Turkish President Recep Tayyip Erdogan has lambasted Myanmar for launching a Buddhist-led terror campaign against the Rohingya Muslims in the west of the country, while slamming the international community for failing to act against the ongoing “genocide” in the region.
“At the moment, there is a clear Buddhist terror in Myanmar ... There is a very clear genocide over there,” said Erdogan on Monday during a speech in Istanbul.
The Turkish president also said there had been constant efforts for covering up the crimes committed by Buddhist mobs against the Rohingya minority Muslims in Myanmar’s Rakhine state.
"Buddhists always get represented as envoys of goodwill,” he said, adding, “I don't know how you can gloss over this with yoga, schmoga. This is a fact here. And all humanity needs to know this,” he said.
Erdogan further criticized the international community for failing to pile up pressure on Myanmar over the crackdown, which has seen more than 430,000 Rohingya Muslims flee their homes to neighboring Bangladesh over the past month, in what United Nations officials have designated as a clear form of ethnic cleansing.

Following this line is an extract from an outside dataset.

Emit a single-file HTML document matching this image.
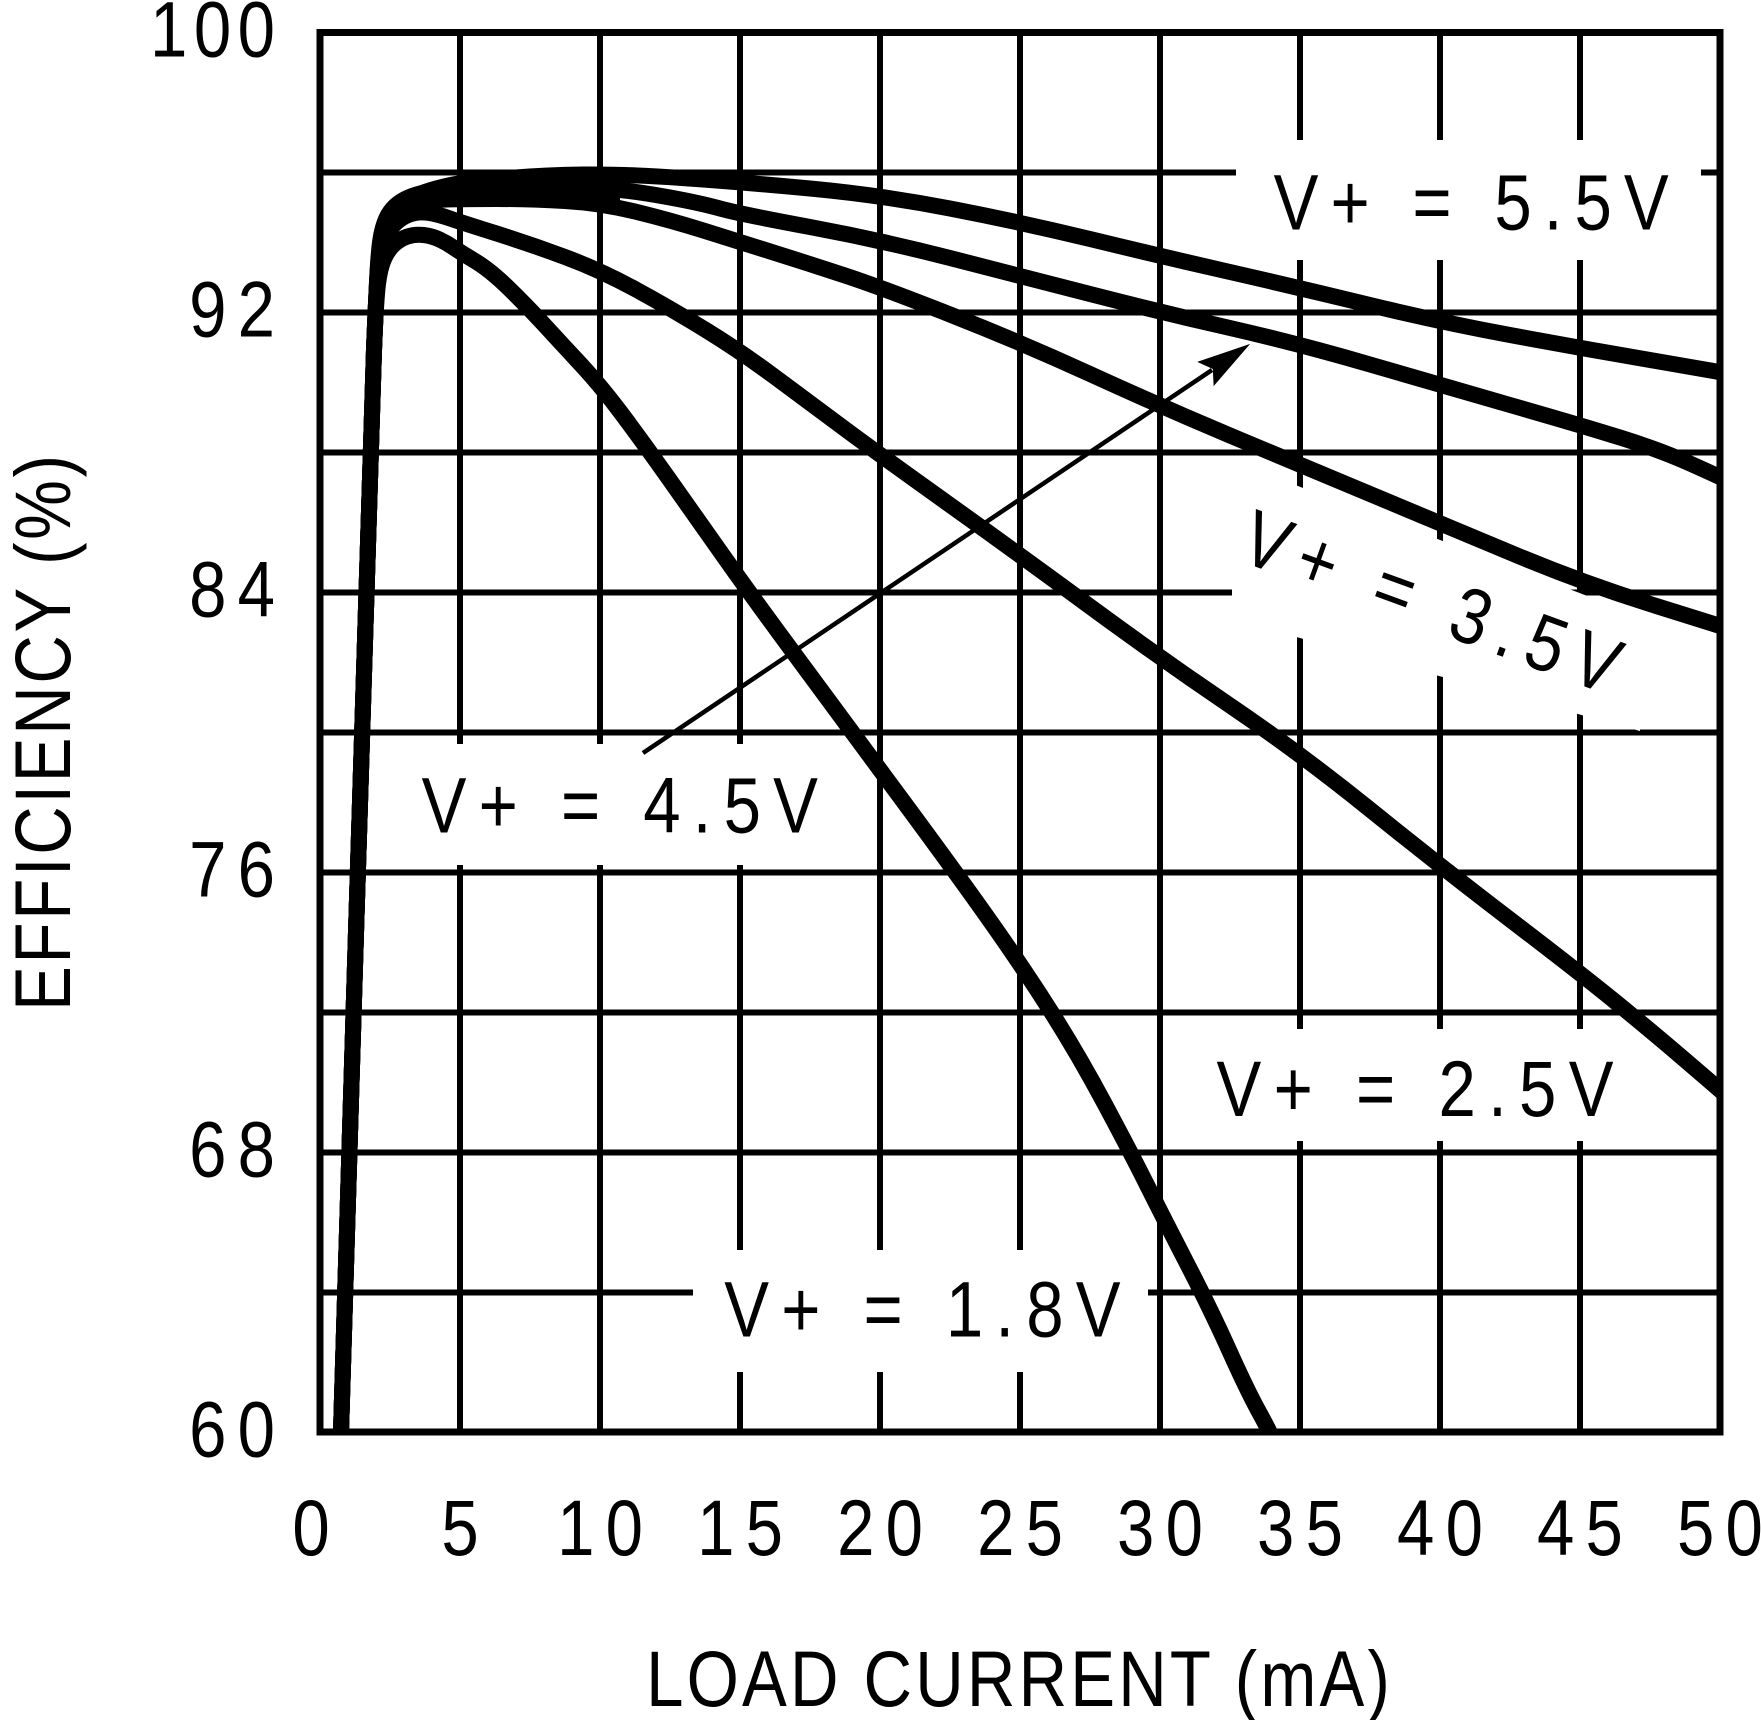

Military forces and Buddhist mobs have attacked dozens of villages and towns in the north of Rakhine under the pretext of hunting down suspected militants who had launched attacks on border and police posts in the region.
The government of Myanmar's de facto leader, Aung San Suu Kyi, has denied that security forces had compelled the Rohingya to flee by killing people and torching their homes, claiming the Rohingya have themselves set the villages on fire.
Suu Kyi, a Nobel Peace Prize winner, has yet to explain why members of the Rohingya community, estimated more than a million before the recent surge of violence and exodus, should set their own homes on fire.
Amnesty International has criticized Suu Kyi for the deadly military crackdown on Rohingya Muslims.
The rights group said last week that “Rohingya homes and villages continue to burn, before, during and after their inhabitants take flight in terror.”
“Not satisfied with simply forcing Rohingya from their homes, authorities seem intent on ensuring they have no homes to return to,” said Tirana Hasan, Amnesty’s director of crisis response, in a statement late Friday.
The absence of international monitors has allowed Myanmar’s army to easily deny atrocities.